Have I not described a pleasant site for a dwelling, when I speak of
it as bosomed in hill and wood, and rising from the verge of a
stream? Assuredly, pleasant enough: but whether healthy or not is
another question.
That forest-dell, where Lowood lay, was the cradle of fog and fog-
bred pestilence; which, quickening with the quickening spring, crept
into the Orphan Asylum, breathed typhus through its crowded
schoolroom and dormitory, and, ere May arrived, transformed the
seminary into an hospital.
Semi-starvation and neglected colds had predisposed most of the
pupils to receive infection: forty-five out of the eighty girls lay
ill at one time. Classes were broken up, rules relaxed. The few
who continued well were allowed almost unlimited license; because
the medical attendant insisted on the necessity of frequent exercise
to keep them in health: and had it been otherwise, no one had
leisure to watch or restrain them. Miss Temple's whole attention
was absorbed by the patients: she lived in the sick-room, never
quitting it except to snatch a few hours' rest at night. The
teachers were fully occupied with packing up and making other
necessary preparations for the departure of those girls who were
fortunate enough to have friends and relations able and willing to
remove them from the seat of contagion. Many, already smitten, went
home only to die: some died at the school, and were buried quietly
and quickly, the nature of the malady forbidding delay.
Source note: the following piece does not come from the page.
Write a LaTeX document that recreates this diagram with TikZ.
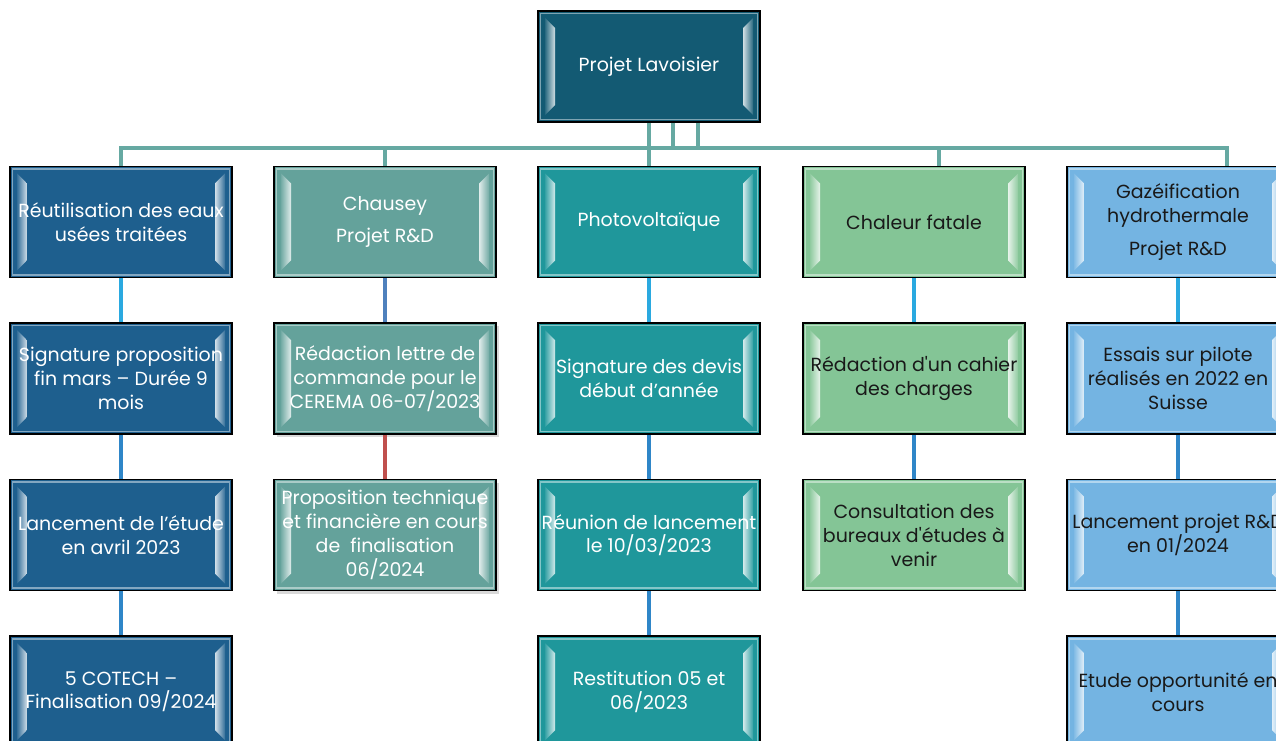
\documentclass[tikz,border=0pt]{standalone}
\usepackage{fontspec}
\setmainfont{Poppins}
\usetikzlibrary{calc,positioning,shadows}

\definecolor{topblue}{HTML}{135A73}
\definecolor{reuseblue}{HTML}{1E5F8E}
\definecolor{chauseyteal}{HTML}{64A29B}
\definecolor{pvteal}{HTML}{1F979B}
\definecolor{heatgreen}{HTML}{84C596}
\definecolor{gasblue}{HTML}{74B4E2}
\definecolor{busline}{HTML}{66A9A2}
\definecolor{linklight}{HTML}{2AA9E0}
\definecolor{linkdark}{HTML}{2F86C8}
\definecolor{linksteel}{HTML}{4F81BD}
\definecolor{linkred}{HTML}{C0504D}

\tikzset{
  box/.style={draw=black, line width=0.9pt, fill=#1, minimum width=4.44cm,
    minimum height=2.22cm, inner sep=0pt, align=center, text=white,
    font=\fontsize{10.8}{13.6}\selectfont,
    path picture={
      \draw[#1!55!white, line width=1pt]
        ($(path picture bounding box.north west)+(0.05,-0.05)$) rectangle
        ($(path picture bounding box.south east)+(-0.05,0.05)$);
      \shade[left color=#1!90!white, right color=#1!20!white]
        ($(path picture bounding box.north west)+(0.14,-0.14)$) -- ++(0.2,-0.2)
        -- ($(path picture bounding box.south west)+(0.34,0.34)$) -- ++(-0.2,-0.2) -- cycle;
      \shade[left color=#1!20!white, right color=#1!90!white]
        ($(path picture bounding box.north east)+(-0.14,-0.14)$) -- ++(-0.2,-0.2)
        -- ($(path picture bounding box.south east)+(-0.34,0.34)$) -- ++(0.2,-0.2) -- cycle;
    }},
  darktext/.style={text=black!90},
  shadowed/.style={drop shadow={opacity=0.3, shadow xshift=0.05cm, shadow yshift=-0.06cm}},
  bus/.style={draw=busline, line width=2.2pt},
  link/.style={draw=#1, line width=2.6pt},
  node distance=0.88cm
}

\begin{document}
\begin{tikzpicture}
  \useasboundingbox (0,0) rectangle (25.52,-14.82);

  % head of the tree
  \node[box=topblue] (lav) at (12.98,-1.33) {Projet Lavoisier};

  % first row: the five projects
  \node[box=reuseblue] (reu) at (2.42,-4.44) {Réutilisation des eaux\\usées traitées};
  \node[box=chauseyteal] (cha) at (7.70,-4.44) {Chausey\\[5pt]Projet R\&D};
  \node[box=pvteal] (pv) at (12.98,-4.44) {Photovoltaïque};
  \node[box=heatgreen,darktext] (fat) at (18.28,-4.44) {Chaleur fatale};
  \node[box=gasblue,darktext] (gaz) at (23.56,-4.44) {Gazéification\\hydrothermale\\[5pt]Projet R\&D};

  % second row
  \node[box=reuseblue,below=of reu] (reu2) {Signature proposition\\fin mars – Durée 9\\mois};
  \node[box=chauseyteal,shadowed,below=of cha] (cha2) {Rédaction lettre de\\commande pour le\\CEREMA 06-07/2023};
  \node[box=pvteal,below=of pv] (pv2) {Signature des devis\\début d’année};
  \node[box=heatgreen,darktext,below=of fat] (fat2) {Rédaction d\textquotesingle un cahier\\des charges};
  \node[box=gasblue,darktext,below=of gaz] (gaz2) {Essais sur pilote\\réalisés en 2022 en\\Suisse};

  % third row
  \node[box=reuseblue,below=of reu2] (reu3) {Lancement de l’étude\\en avril 2023};
  \node[box=chauseyteal,shadowed,below=of cha2] (cha3) {Proposition technique\\et financière en cours\\de~ finalisation\\06/2024};
  \node[box=pvteal,below=of pv2] (pv3) {Réunion de lancement\\le 10/03/2023};
  \node[box=heatgreen,darktext,below=of fat2] (fat3) {Consultation des\\bureaux d\textquotesingle études à\\venir};
  \node[box=gasblue,darktext,below=of gaz2] (gaz3) {Lancement projet R\&D\\en 01/2024};

  % fourth row
  \node[box=reuseblue,below=of reu3] (reu4) {5 COTECH –\\Finalisation 09/2024};
  \node[box=pvteal,below=of pv3] (pv4) {Restitution 05 et\\06/2023};
  \node[box=gasblue,darktext,below=of gaz3] (gaz4) {Etude opportunité en\\cours};

  % the bus under the head
  \coordinate (bus) at (0,-2.96);
  \coordinate (dfat) at ($(fat.north)+(0.5,0)$);
  \coordinate (dgaz) at ($(gaz.north)+(0.98,0)$);
  \coordinate (busR) at (dgaz |- bus);
  \draw[bus] (reu.north) |- (busR) -- (dgaz);
  \draw[bus] (cha.north) -- (cha.north |- bus);
  \draw[bus] (dfat) -- (dfat |- bus);
  \draw[bus] (lav.south) -- (pv.north);
  \foreach \dx in {0.48,0.98}{
    \coordinate (tap) at ($(lav.south)+(\dx,0)$);
    \draw[bus] (tap) -- (tap |- bus);
  }

  % links down each column
  \foreach \a/\b in {reu/reu2,pv/pv2,fat/fat2,gaz/gaz2}
    \draw[link=linklight] (\a) -- (\b);
  \foreach \a/\b in {reu2/reu3,reu3/reu4,pv2/pv3,pv3/pv4,fat2/fat3,gaz2/gaz3,gaz3/gaz4}
    \draw[link=linkdark] (\a) -- (\b);
  \draw[link=linksteel] (cha) -- (cha2);
  \draw[link=linkred] (cha2) -- (cha3);
\end{tikzpicture}
\end{document}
While disease had thus become an inhabitant of Lowood, and death its
frequent visitor; while there was gloom and fear within its walls;
while its rooms and passages steamed with hospital smells, the drug
and the pastille striving vainly to overcome the effluvia of
mortality, that bright May shone unclouded over the bold hills and
beautiful woodland out of doors. Its garden, too, glowed with
flowers: hollyhocks had sprung up tall as trees, lilies had opened,
tulips and roses were in bloom; the borders of the little beds were
gay with pink thrift and crimson double daisies; the sweetbriars
gave out, morning and evening, their scent of spice and apples; and
these fragrant treasures were all useless for most of the inmates of
Lowood, except to furnish now and then a handful of herbs and
blossoms to put in a coffin.
But I, and the rest who continued well, enjoyed fully the beauties
of the scene and season; they let us ramble in the wood, like
gipsies, from morning till night; we did what we liked, went where
we liked: we lived better too. Mr. Brocklehurst and his family
never came near Lowood now: household matters were not scrutinised
into; the cross housekeeper was gone, driven away by the fear of
infection; her successor, who had been matron at the Lowton
Dispensary, unused to the ways of her new abode, provided with
comparative liberality. Besides, there were fewer to feed; the sick
could eat little; our breakfast-basins were better filled; when
there was no time to prepare a regular dinner, which often happened,
she would give us a large piece of cold pie, or a thick slice of
bread and cheese, and this we carried away with us to the wood,
where we each chose the spot we liked best, and dined sumptuously.